The exercise asks you to copy every line below in which "that" appears.

────

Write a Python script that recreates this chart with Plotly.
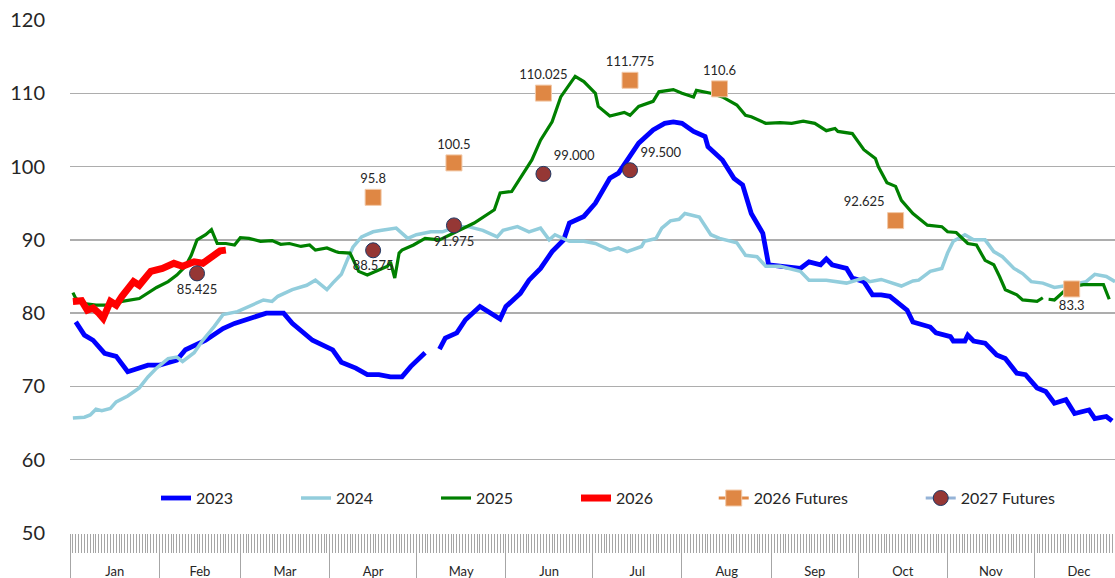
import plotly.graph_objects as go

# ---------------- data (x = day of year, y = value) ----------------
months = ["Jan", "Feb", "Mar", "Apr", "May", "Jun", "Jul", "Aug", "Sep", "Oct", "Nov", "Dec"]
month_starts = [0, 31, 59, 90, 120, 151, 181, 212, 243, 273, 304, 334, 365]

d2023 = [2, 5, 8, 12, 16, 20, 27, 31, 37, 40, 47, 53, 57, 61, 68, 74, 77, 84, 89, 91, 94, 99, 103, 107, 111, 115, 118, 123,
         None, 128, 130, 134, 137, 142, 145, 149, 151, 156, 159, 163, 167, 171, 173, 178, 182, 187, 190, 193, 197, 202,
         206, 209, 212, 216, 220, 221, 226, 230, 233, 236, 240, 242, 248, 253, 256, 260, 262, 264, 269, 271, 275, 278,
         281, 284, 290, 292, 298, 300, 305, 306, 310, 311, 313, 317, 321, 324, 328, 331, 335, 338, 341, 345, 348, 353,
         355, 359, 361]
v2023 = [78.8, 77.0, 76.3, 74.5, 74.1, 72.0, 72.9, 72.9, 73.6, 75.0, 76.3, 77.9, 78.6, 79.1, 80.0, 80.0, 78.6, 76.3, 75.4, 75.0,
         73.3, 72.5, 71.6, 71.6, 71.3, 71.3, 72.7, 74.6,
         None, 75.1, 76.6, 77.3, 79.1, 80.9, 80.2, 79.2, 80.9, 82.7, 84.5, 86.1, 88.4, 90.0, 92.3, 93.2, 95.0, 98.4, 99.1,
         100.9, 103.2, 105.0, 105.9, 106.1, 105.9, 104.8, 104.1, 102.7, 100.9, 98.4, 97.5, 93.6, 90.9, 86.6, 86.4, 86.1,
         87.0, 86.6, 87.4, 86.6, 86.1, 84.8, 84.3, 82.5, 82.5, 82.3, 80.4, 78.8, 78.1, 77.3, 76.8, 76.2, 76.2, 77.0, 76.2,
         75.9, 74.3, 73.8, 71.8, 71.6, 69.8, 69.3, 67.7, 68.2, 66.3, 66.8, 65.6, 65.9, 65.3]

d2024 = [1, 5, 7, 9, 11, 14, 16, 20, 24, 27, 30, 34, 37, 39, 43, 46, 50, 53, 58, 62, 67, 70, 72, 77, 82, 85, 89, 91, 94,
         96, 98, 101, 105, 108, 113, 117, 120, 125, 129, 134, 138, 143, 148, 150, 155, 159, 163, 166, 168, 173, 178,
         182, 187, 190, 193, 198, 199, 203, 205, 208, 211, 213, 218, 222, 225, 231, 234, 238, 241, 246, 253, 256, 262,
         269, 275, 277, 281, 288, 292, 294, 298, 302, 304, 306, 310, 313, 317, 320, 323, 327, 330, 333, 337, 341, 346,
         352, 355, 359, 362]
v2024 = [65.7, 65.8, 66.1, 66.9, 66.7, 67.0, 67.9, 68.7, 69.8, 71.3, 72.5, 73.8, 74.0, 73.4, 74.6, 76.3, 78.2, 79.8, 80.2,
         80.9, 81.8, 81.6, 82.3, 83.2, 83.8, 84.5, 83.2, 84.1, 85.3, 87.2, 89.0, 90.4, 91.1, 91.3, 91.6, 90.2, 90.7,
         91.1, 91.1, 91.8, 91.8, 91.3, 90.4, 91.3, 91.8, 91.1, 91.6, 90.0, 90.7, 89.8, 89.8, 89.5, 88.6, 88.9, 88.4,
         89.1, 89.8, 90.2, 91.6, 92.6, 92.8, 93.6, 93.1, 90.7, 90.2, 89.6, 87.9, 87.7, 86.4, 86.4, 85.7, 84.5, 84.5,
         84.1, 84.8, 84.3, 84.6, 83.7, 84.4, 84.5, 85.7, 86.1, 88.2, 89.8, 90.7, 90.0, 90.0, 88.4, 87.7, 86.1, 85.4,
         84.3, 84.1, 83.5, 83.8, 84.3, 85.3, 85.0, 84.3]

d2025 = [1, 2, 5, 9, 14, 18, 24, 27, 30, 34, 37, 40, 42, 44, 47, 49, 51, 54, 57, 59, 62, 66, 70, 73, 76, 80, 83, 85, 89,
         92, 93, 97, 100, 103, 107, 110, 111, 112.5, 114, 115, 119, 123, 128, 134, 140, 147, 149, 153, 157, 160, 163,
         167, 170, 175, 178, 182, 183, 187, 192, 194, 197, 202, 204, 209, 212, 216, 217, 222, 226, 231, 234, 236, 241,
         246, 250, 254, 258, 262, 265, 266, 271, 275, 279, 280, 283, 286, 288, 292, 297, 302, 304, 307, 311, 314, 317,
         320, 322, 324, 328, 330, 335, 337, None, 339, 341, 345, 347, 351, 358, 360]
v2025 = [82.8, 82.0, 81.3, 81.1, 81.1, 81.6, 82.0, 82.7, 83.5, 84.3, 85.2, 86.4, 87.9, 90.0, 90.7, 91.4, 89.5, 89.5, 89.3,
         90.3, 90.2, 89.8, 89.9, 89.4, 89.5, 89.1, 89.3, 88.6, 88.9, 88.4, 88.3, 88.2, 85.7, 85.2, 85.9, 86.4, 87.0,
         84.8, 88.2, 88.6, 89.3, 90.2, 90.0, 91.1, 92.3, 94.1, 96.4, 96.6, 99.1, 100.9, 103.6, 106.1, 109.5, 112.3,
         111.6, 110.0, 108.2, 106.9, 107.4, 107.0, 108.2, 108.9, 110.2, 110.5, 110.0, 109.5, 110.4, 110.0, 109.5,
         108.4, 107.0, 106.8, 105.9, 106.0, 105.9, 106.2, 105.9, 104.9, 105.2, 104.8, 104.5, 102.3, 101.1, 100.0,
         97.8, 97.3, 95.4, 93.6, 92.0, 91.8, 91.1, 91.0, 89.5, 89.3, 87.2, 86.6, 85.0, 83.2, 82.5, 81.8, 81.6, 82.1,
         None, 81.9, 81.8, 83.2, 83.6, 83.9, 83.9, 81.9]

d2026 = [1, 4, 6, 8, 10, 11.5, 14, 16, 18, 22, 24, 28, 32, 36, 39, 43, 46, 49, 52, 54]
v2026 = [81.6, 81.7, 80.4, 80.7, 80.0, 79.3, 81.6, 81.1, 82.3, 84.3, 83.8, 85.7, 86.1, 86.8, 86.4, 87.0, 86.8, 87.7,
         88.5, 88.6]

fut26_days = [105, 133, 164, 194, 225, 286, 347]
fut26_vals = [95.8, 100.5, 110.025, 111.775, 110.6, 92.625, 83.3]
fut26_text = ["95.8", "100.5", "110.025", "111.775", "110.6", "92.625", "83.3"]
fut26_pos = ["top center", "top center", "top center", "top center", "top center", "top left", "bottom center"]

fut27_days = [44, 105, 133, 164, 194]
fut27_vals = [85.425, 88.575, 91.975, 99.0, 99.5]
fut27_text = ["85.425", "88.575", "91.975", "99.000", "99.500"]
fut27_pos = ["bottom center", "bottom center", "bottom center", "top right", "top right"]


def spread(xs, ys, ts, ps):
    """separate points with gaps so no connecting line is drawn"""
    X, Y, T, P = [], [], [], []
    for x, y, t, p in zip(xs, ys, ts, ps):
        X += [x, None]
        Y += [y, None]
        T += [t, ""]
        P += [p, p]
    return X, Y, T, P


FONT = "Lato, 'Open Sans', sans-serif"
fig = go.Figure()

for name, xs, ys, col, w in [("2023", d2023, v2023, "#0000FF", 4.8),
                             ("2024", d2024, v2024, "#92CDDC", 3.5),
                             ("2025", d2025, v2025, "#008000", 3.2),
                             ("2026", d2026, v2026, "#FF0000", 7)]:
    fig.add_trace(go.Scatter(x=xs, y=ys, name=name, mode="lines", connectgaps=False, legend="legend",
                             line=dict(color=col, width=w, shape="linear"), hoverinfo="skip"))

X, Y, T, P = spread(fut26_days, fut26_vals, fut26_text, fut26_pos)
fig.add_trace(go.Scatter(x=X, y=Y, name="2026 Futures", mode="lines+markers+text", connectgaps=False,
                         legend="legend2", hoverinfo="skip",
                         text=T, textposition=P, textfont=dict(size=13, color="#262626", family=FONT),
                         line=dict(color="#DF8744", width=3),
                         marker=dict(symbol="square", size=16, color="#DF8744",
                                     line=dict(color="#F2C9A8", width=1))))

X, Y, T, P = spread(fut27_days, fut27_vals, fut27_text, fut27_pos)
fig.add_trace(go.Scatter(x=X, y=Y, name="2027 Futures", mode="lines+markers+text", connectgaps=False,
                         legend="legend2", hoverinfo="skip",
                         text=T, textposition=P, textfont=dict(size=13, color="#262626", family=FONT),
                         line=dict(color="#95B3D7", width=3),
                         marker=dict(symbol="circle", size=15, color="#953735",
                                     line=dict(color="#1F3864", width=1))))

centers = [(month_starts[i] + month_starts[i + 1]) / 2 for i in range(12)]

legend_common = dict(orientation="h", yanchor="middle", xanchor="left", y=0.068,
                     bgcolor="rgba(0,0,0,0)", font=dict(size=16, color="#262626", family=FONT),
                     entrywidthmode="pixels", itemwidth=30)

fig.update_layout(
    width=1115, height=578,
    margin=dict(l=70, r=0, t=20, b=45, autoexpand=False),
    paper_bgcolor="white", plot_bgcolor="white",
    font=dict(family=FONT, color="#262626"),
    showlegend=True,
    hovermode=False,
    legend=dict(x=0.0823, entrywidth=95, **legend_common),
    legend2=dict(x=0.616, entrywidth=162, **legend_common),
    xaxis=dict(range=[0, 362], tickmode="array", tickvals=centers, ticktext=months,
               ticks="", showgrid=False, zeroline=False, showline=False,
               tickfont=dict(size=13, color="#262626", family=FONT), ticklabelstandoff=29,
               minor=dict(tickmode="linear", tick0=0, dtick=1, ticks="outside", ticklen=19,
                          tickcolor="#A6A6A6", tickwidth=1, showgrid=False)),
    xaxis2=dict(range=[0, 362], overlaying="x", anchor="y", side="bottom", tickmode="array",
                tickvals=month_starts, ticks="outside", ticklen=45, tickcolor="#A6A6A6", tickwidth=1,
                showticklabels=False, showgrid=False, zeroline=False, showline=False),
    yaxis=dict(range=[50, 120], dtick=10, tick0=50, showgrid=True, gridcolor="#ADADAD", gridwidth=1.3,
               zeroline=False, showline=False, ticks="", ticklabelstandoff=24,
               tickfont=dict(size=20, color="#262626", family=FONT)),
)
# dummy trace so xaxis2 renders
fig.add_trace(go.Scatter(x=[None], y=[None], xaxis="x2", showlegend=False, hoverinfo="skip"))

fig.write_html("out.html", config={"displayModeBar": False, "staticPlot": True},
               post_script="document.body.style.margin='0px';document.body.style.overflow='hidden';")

────

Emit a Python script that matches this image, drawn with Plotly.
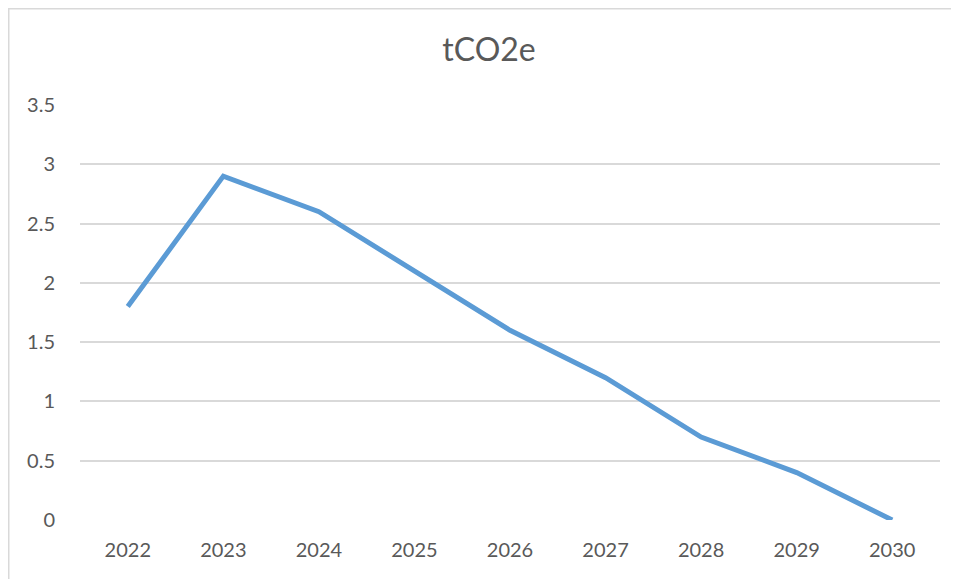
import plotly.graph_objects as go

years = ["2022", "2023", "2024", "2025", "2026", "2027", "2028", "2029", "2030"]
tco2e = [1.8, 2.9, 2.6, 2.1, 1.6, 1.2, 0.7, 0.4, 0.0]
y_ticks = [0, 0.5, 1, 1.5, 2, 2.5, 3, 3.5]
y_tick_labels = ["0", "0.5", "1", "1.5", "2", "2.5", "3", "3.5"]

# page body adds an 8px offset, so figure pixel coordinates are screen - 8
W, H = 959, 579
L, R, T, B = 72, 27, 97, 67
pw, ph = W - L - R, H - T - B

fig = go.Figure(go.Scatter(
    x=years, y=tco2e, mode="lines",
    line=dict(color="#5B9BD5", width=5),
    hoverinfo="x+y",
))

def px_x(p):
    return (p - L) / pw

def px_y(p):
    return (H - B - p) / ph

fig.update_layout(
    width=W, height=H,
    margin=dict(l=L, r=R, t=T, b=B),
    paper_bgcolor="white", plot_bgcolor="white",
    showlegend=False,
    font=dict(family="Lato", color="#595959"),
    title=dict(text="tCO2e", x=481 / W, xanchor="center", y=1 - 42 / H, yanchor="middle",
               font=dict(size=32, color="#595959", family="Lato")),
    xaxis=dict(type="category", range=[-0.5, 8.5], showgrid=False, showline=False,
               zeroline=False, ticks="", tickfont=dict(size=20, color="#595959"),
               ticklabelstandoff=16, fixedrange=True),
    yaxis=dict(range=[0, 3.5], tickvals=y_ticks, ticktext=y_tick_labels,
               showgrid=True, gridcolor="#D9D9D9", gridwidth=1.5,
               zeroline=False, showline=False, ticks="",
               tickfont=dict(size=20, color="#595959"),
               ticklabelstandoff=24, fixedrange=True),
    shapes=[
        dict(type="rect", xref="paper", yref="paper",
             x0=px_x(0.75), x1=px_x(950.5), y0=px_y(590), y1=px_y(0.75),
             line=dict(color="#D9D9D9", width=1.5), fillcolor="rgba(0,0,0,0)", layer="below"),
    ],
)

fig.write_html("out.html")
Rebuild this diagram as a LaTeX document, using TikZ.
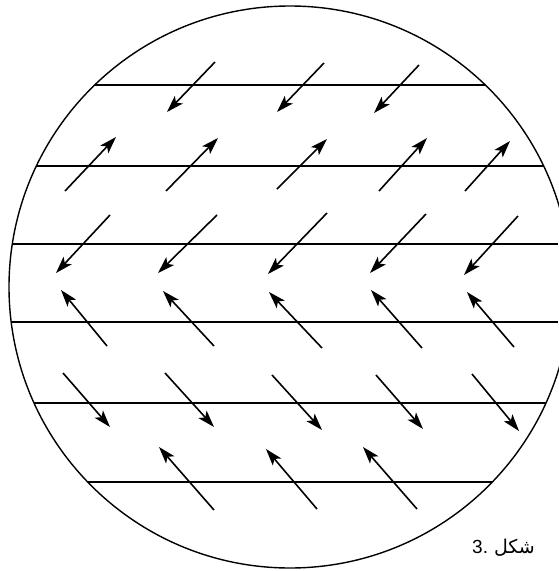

────

• Response:
Write a Python script that recreates this chart with Plotly.
Emit a Python script that matches this image, drawn with Plotly.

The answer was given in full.